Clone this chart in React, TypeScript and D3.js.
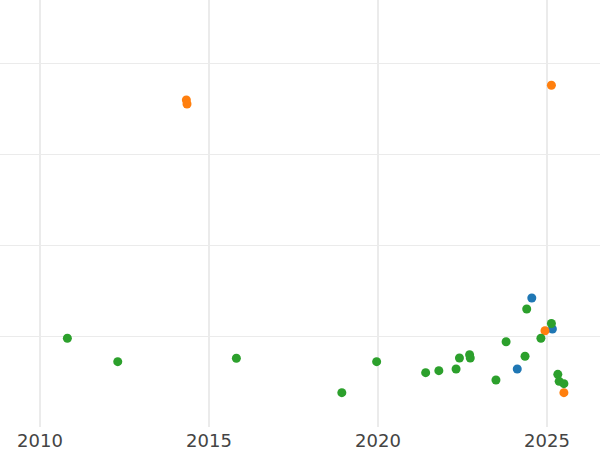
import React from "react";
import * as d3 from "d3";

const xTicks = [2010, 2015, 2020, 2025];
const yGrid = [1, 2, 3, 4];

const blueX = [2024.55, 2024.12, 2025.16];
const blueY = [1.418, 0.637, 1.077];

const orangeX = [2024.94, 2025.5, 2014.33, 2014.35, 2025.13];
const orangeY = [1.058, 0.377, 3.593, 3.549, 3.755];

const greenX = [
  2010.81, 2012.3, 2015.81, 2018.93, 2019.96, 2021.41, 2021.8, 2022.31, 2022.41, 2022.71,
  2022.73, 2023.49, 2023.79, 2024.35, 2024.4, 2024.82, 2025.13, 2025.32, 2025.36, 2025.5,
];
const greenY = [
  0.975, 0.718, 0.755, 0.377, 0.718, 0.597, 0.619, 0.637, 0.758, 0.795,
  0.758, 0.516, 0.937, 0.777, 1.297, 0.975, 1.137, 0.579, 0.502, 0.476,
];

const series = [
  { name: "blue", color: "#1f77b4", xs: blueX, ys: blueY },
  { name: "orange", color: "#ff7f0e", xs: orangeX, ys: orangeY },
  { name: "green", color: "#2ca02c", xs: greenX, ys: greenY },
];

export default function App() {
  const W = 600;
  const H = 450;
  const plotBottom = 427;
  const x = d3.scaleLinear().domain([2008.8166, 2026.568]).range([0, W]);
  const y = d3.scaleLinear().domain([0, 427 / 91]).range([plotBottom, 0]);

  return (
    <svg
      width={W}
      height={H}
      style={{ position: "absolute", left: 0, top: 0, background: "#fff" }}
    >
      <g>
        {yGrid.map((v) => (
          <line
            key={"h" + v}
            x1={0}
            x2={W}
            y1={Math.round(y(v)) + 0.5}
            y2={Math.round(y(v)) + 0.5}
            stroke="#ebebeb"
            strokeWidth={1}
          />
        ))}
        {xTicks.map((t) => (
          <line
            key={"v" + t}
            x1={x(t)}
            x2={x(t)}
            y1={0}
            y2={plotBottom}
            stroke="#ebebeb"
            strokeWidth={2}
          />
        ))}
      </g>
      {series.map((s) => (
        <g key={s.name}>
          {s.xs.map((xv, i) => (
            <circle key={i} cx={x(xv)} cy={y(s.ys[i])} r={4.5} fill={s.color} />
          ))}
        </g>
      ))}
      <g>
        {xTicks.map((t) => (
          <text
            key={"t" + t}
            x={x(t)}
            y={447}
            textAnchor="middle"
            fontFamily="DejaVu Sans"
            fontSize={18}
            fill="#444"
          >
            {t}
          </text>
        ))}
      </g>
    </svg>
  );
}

::::

§ EXERCISE AIM: Set the data above down again exactly as given, with no pictures.

§ OUTPUT:
Clone this chart in React, TypeScript and D3.js.
import React from "react";
import * as d3 from "d3";

const xTicks = [2010, 2015, 2020, 2025];
const yGrid = [1, 2, 3, 4];

const blueX = [2024.55, 2024.12, 2025.16];
const blueY = [1.418, 0.637, 1.077];

const orangeX = [2024.94, 2025.5, 2014.33, 2014.35, 2025.13];
const orangeY = [1.058, 0.377, 3.593, 3.549, 3.755];

const greenX = [
  2010.81, 2012.3, 2015.81, 2018.93, 2019.96, 2021.41, 2021.8, 2022.31, 2022.41, 2022.71,
  2022.73, 2023.49, 2023.79, 2024.35, 2024.4, 2024.82, 2025.13, 2025.32, 2025.36, 2025.5,
];
const greenY = [
  0.975, 0.718, 0.755, 0.377, 0.718, 0.597, 0.619, 0.637, 0.758, 0.795,
  0.758, 0.516, 0.937, 0.777, 1.297, 0.975, 1.137, 0.579, 0.502, 0.476,
];

const series = [
  { name: "blue", color: "#1f77b4", xs: blueX, ys: blueY },
  { name: "orange", color: "#ff7f0e", xs: orangeX, ys: orangeY },
  { name: "green", color: "#2ca02c", xs: greenX, ys: greenY },
];

export default function App() {
  const W = 600;
  const H = 450;
  const plotBottom = 427;
  const x = d3.scaleLinear().domain([2008.8166, 2026.568]).range([0, W]);
  const y = d3.scaleLinear().domain([0, 427 / 91]).range([plotBottom, 0]);

  return (
    <svg
      width={W}
      height={H}
      style={{ position: "absolute", left: 0, top: 0, background: "#fff" }}
    >
      <g>
        {yGrid.map((v) => (
          <line
            key={"h" + v}
            x1={0}
            x2={W}
            y1={Math.round(y(v)) + 0.5}
            y2={Math.round(y(v)) + 0.5}
            stroke="#ebebeb"
            strokeWidth={1}
          />
        ))}
        {xTicks.map((t) => (
          <line
            key={"v" + t}
            x1={x(t)}
            x2={x(t)}
            y1={0}
            y2={plotBottom}
            stroke="#ebebeb"
            strokeWidth={2}
          />
        ))}
      </g>
      {series.map((s) => (
        <g key={s.name}>
          {s.xs.map((xv, i) => (
            <circle key={i} cx={x(xv)} cy={y(s.ys[i])} r={4.5} fill={s.color} />
          ))}
        </g>
      ))}
      <g>
        {xTicks.map((t) => (
          <text
            key={"t" + t}
            x={x(t)}
            y={447}
            textAnchor="middle"
            fontFamily="DejaVu Sans"
            fontSize={18}
            fill="#444"
          >
            {t}
          </text>
        ))}
      </g>
    </svg>
  );
}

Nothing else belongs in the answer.